Leader McConnell Confronts AG Garland Over DOJ Memo's "Ominous Rhetoric"

Republican Leader Mitch McConnell sent a scathing letter to Attorney General Merrick Garland today, criticizing a memo released by the DOJ earlier this week which announced the DOJ would start investigating parents that are raising concerns about the education of their children at local school board meetings.  It's clear that Biden's DOJ thinks parents don't have the right to push back on taxpayer-funded schools that are teaching children Critical Race Theory and giving minors access to disturbing content.

Fox News reported earlier this week:

The Justice Department (DOJ) is facing a wave of backlash as parents criticize its recent decision to investigate potential acts of violence against school boards across the country. . .
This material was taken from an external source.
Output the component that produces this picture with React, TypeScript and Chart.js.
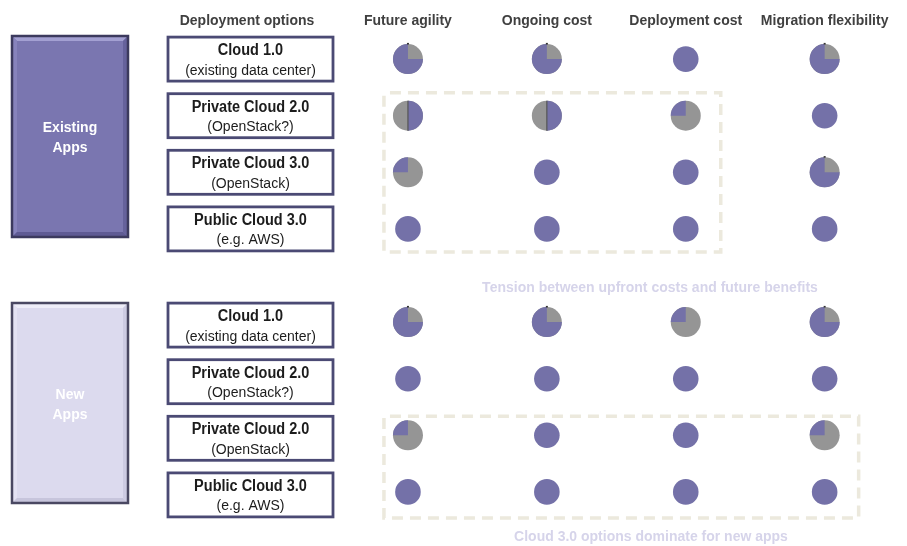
import React, { useEffect, useRef } from "react";
import { Chart, registerables } from "chart.js";

Chart.register(...registerables);

// ---------- data ----------
const criteria = ["Future agility", "Ongoing cost", "Deployment cost", "Migration flexibility"];
const headerTitle = "Deployment options";

const existingTitle = ["Existing", "Apps"];
const existingOptions = ["Cloud 1.0", "Private Cloud 2.0", "Private Cloud 3.0", "Public Cloud 3.0"];
const existingNotes = ["(existing data center)", "(OpenStack?)", "(OpenStack)", "(e.g. AWS)"];

const newTitle = ["New", "Apps"];
const newOptions = ["Cloud 1.0", "Private Cloud 2.0", "Private Cloud 2.0", "Public Cloud 3.0"];
const newNotes = ["(existing data center)", "(OpenStack?)", "(OpenStack)", "(e.g. AWS)"];

// share of each Harvey ball filled in purple (rows follow the option order)
const existingFutureAgility = [0.75, 0.5, 0.25, 1];
const existingOngoingCost = [0.75, 0.5, 1, 1];
const existingDeploymentCost = [1, 0.25, 1, 1];
const existingMigrationFlexibility = [0.75, 1, 0.75, 1];

const newFutureAgility = [0.75, 1, 0.25, 1];
const newOngoingCost = [0.75, 1, 1, 1];
const newDeploymentCost = [0.25, 1, 1, 1];
const newMigrationFlexibility = [0.75, 1, 0.25, 1];

// highlighted blocks: [firstRow, lastRow, firstCol, lastCol]
const existingHighlight = [1, 3, 0, 2];
const newHighlight = [2, 3, 0, 3];
const existingCaption = "Tension between upfront costs and future benefits";
const newCaption = "Cloud 3.0 options dominate for new apps";

// ---------- styles ----------
const FONT = '"Liberation Sans", Arial, Helvetica, sans-serif';
const PURPLE = "#7471a8";
const GRAY = "#959595";
const CAPTION = "#d6d4ea";
const DASH = "#ece9dd";
const LABEL_BORDER = "#4b4a74";

type Section = {
  top: number;
  height: number;
  padding: { top: number; bottom: number; left: number; right: number };
  title: string[];
  options: string[];
  notes: string[];
  values: number[][];
  highlight: number[];
  hlPad: { l: number; r: number; t: number; b: number };
  box: { y0: number; y1: number; fill: string; light: string; side: string; dark: string; darker: string; border: string };
  labelShift: number;
  header: boolean;
  captions: { text: string; x: number; y: number }[];
};

const sections: Section[] = [
  {
    top: 0,
    height: 270,
    padding: { top: 30.8, bottom: 12.8, left: 338.5, right: 12.9 },
    title: existingTitle,
    options: existingOptions,
    notes: existingNotes,
    values: [existingFutureAgility, existingOngoingCost, existingDeploymentCost, existingMigrationFlexibility],
    highlight: existingHighlight,
    hlPad: { l: 24, r: 35, t: 23, b: 23 },
    box: { y0: 36, y1: 237, fill: "#7a76b0", light: "#a3a0d2", side: "#8783bc", dark: "#66629c", darker: "#5f5b94", border: "#3c3a5e" },
    labelShift: 0,
    header: true,
    captions: [],
  },
  {
    top: 270,
    height: 276,
    padding: { top: 23.8, bottom: 25.8, left: 338.5, right: 12.9 },
    title: newTitle,
    options: newOptions,
    notes: newNotes,
    values: [newFutureAgility, newOngoingCost, newDeploymentCost, newMigrationFlexibility],
    highlight: newHighlight,
    hlPad: { l: 24, r: 34, t: 19, b: 26 },
    box: { y0: 33, y1: 233, fill: "#dcdaee", light: "#eeedf8", side: "#e4e2f3", dark: "#cdcbe2", darker: "#c7c5dc", border: "#4a4862" },
    labelShift: 3,
    header: false,
    captions: [
      { text: existingCaption, x: 650, y: 21.5 },
      { text: newCaption, x: 651, y: 270.5 },
    ],
  },
];

// bold text drawn a little taller and horizontally condensed, like the original narrow face
function condensedText(ctx: CanvasRenderingContext2D, text: string, x: number, y: number, size: number) {
  ctx.font = `bold ${size}px ${FONT}`;
  const w = ctx.measureText(text).width;
  ctx.font = `bold ${size * 1.1}px ${FONT}`;
  ctx.fillText(text, x, y, w);
}

function poly(ctx: CanvasRenderingContext2D, pts: number[][], color: string) {
  ctx.beginPath();
  ctx.moveTo(pts[0][0], pts[0][1]);
  for (let i = 1; i < pts.length; i++) ctx.lineTo(pts[i][0], pts[i][1]);
  ctx.closePath();
  ctx.fillStyle = color;
  ctx.fill();
}

function drawBevelBox(ctx: CanvasRenderingContext2D, x: number, y: number, w: number, h: number, s: Section["box"]) {
  const b = 5;
  ctx.fillStyle = s.fill;
  ctx.fillRect(x, y, w, h);
  poly(ctx, [[x, y], [x + w, y], [x + w - b, y + b], [x + b, y + b]], s.light);
  poly(ctx, [[x, y], [x + b, y + b], [x + b, y + h - b], [x, y + h]], s.side);
  poly(ctx, [[x + w, y], [x + w, y + h], [x + w - b, y + h - b], [x + w - b, y + b]], s.dark);
  poly(ctx, [[x, y + h], [x + w, y + h], [x + w - b, y + h - b], [x + b, y + h - b]], s.darker);
  ctx.strokeStyle = s.border;
  ctx.lineWidth = 2.5;
  ctx.strokeRect(x, y, w, h);
}

function drawBall(ctx: CanvasRenderingContext2D, x: number, y: number, f: number) {
  const r = f >= 1 ? 12.8 : 15;
  ctx.beginPath();
  ctx.arc(x, y, r, 0, Math.PI * 2);
  ctx.fillStyle = f >= 1 ? PURPLE : GRAY;
  ctx.fill();
  if (f <= 0 || f >= 1) return;
  let start: number;
  let end: number;
  if (f === 0.5) {
    // half balls show the right half in purple
    start = -Math.PI / 2;
    end = Math.PI / 2;
  } else {
    // purple wedge sweeps clockwise and ends at 12 o'clock
    end = Math.PI * 1.5;
    start = end - f * Math.PI * 2;
  }
  ctx.beginPath();
  ctx.moveTo(x, y);
  ctx.arc(x, y, r, start, end);
  ctx.closePath();
  ctx.fillStyle = PURPLE;
  ctx.fill();
  if (f === 0.5) {
    ctx.beginPath();
    ctx.moveTo(x, y - r);
    ctx.lineTo(x, y + r);
    ctx.strokeStyle = "#555555";
    ctx.lineWidth = 1.2;
    ctx.stroke();
  } else if (f > 0.5) {
    ctx.fillStyle = "#333333";
    ctx.fillRect(x - 1, y - r - 1.2, 2, 1.6);
  }
}

function makePlugin(sec: Section) {
  return {
    id: "harveyMatrix",
    beforeDatasetsDraw(chart: any) {
      const ctx: CanvasRenderingContext2D = chart.ctx;
      const xs = chart.scales.x;
      const ys = chart.scales.y;
      ctx.save();
      ctx.textAlign = "center";
      ctx.textBaseline = "alphabetic";

      // headers
      if (sec.header) {
        ctx.fillStyle = "#404040";
        condensedText(ctx, headerTitle, 247, 25, 14);
        criteria.forEach((c, i) => condensedText(ctx, c, xs.getPixelForValue(i), 25, 14));
      }

      // big section box
      const bx = 12;
      const bw = 116;
      const by = sec.box.y0;
      const bh = sec.box.y1 - sec.box.y0;
      drawBevelBox(ctx, bx, by, bw, bh, sec.box);
      ctx.fillStyle = "#ffffff";
      const bc = by + bh / 2;
      condensedText(ctx, sec.title[0], bx + bw / 2, bc - 4.5, 14);
      condensedText(ctx, sec.title[1], bx + bw / 2, bc + 15.5, 14);

      // option label boxes
      sec.options.forEach((opt, i) => {
        const cy = ys.getPixelForValue(i) + sec.labelShift;
        const x0 = 168;
        const w = 165;
        const h = 44;
        ctx.fillStyle = "#ffffff";
        ctx.fillRect(x0, cy - h / 2, w, h);
        ctx.strokeStyle = LABEL_BORDER;
        ctx.lineWidth = 2.8;
        ctx.strokeRect(x0, cy - h / 2, w, h);
        ctx.fillStyle = "#1c1c1c";
        condensedText(ctx, opt, x0 + w / 2, cy - 4, 14.5);
        ctx.font = `14px ${FONT}`;
        ctx.fillText(sec.notes[i], x0 + w / 2, cy + 15.5);
      });

      // dashed highlight block
      const [r0, r1, c0, c1] = sec.highlight;
      const left = xs.getPixelForValue(c0) - sec.hlPad.l;
      const right = xs.getPixelForValue(c1) + sec.hlPad.r;
      const top = ys.getPixelForValue(r0) - sec.hlPad.t;
      const bottom = ys.getPixelForValue(r1) + sec.hlPad.b;
      ctx.setLineDash([11, 7]);
      ctx.lineDashOffset = -6;
      ctx.strokeStyle = DASH;
      ctx.lineWidth = 3.5;
      ctx.strokeRect(left, top, right - left, bottom - top);
      ctx.setLineDash([]);

      // captions
      ctx.fillStyle = CAPTION;
      sec.captions.forEach((c) => condensedText(ctx, c.text, c.x, c.y, 14));
      ctx.restore();
    },
    afterDatasetsDraw(chart: any) {
      const ctx: CanvasRenderingContext2D = chart.ctx;
      ctx.save();
      chart.data.datasets.forEach((ds: any, di: number) => {
        const meta = chart.getDatasetMeta(di);
        meta.data.forEach((el: any, j: number) => {
          drawBall(ctx, el.x, el.y, ds.data[j].v);
        });
      });
      ctx.restore();
    },
  };
}

function SectionChart({ sec }: { sec: Section }) {
  const ref = useRef<HTMLCanvasElement | null>(null);
  useEffect(() => {
    if (!ref.current) return;
    const chart = new Chart(ref.current, {
      type: "scatter",
      data: {
        datasets: criteria.map((c, ci) => ({
          label: c,
          data: sec.values[ci].map((v, ri) => ({ x: ci, y: ri, v })),
          pointRadius: 0,
          pointHoverRadius: 0,
          pointBorderWidth: 0,
          pointBackgroundColor: "rgba(0,0,0,0)",
        })),
      } as any,
      options: {
        responsive: false,
        animation: false,
        events: [],
        devicePixelRatio: 1,
        layout: { padding: sec.padding, autoPadding: false } as any,
        plugins: { legend: { display: false }, tooltip: { enabled: false } },
        scales: {
          x: { type: "linear", min: -0.5, max: 3.5, display: false },
          y: { type: "linear", min: -0.5, max: 3.5, reverse: true, display: false },
        },
      },
      plugins: [makePlugin(sec)],
    });
    return () => chart.destroy();
  }, [sec]);
  return (
    <canvas
      ref={ref}
      width={907}
      height={sec.height}
      style={{ position: "absolute", left: 0, top: sec.top, width: 907, height: sec.height, display: "block" }}
    />
  );
}

export default function App() {
  return (
    <div style={{ position: "absolute", left: 0, top: 0, width: 907, height: 546, background: "#ffffff" }}>
      {sections.map((s, i) => (
        <SectionChart key={i} sec={s} />
      ))}
    </div>
  );
}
Garland himself did not explicitly mention domestic terrorism but did notify the public that he was working with the FBI to look into the issue.  . .

The NASB, however, asked the Biden administration to consider its powers under the Patriot Act, the sweeping surveillance legislation passed in the aftermath of the attacks on September 11.

In his letter, Leader McConnell wrote

I am concerned by your memorandum of October 4, 2021, regarding parental schoolboard protests. In it you directed federal law enforcement to partner with state and local governments to address "threats of violence, and other forms of intimidation and harassment" of "school administrators, board members, teachers, and staff' in public schools. The memorandum purports to respond to a "disturbing spike" in threats and harassment against these officials ­although it's silent as to the supposed perpetrators or any actual predicates for this action.

Your memorandum's ominous rhetoric doesn't reflect the reality of what we have seen at schoolboards across the country in recent months.

Parents absolutely should be telling their local schools what to teach. This is the very basis of representative government. They do this both in elections and-as protected by the First Amendment of the Constitution-while petitioning their government for redress of grievance. Telling elected officials they're wrong is democracy, not intimidation.

I hope you will agree with me that the kind of grassroots interest parents have shown throughout the country in both the methods and substance of their children's education is to be commended and encouraged. It's not a Democratic or Republican issue, but a democratic and republican one.

Leader McConnell joins other Republicans in criticism of the DOJ memo.

The DOJ memo is yet another example of the Biden Administration's extreme executive overreach, seeking now to limit parents' say in what their children are being taught.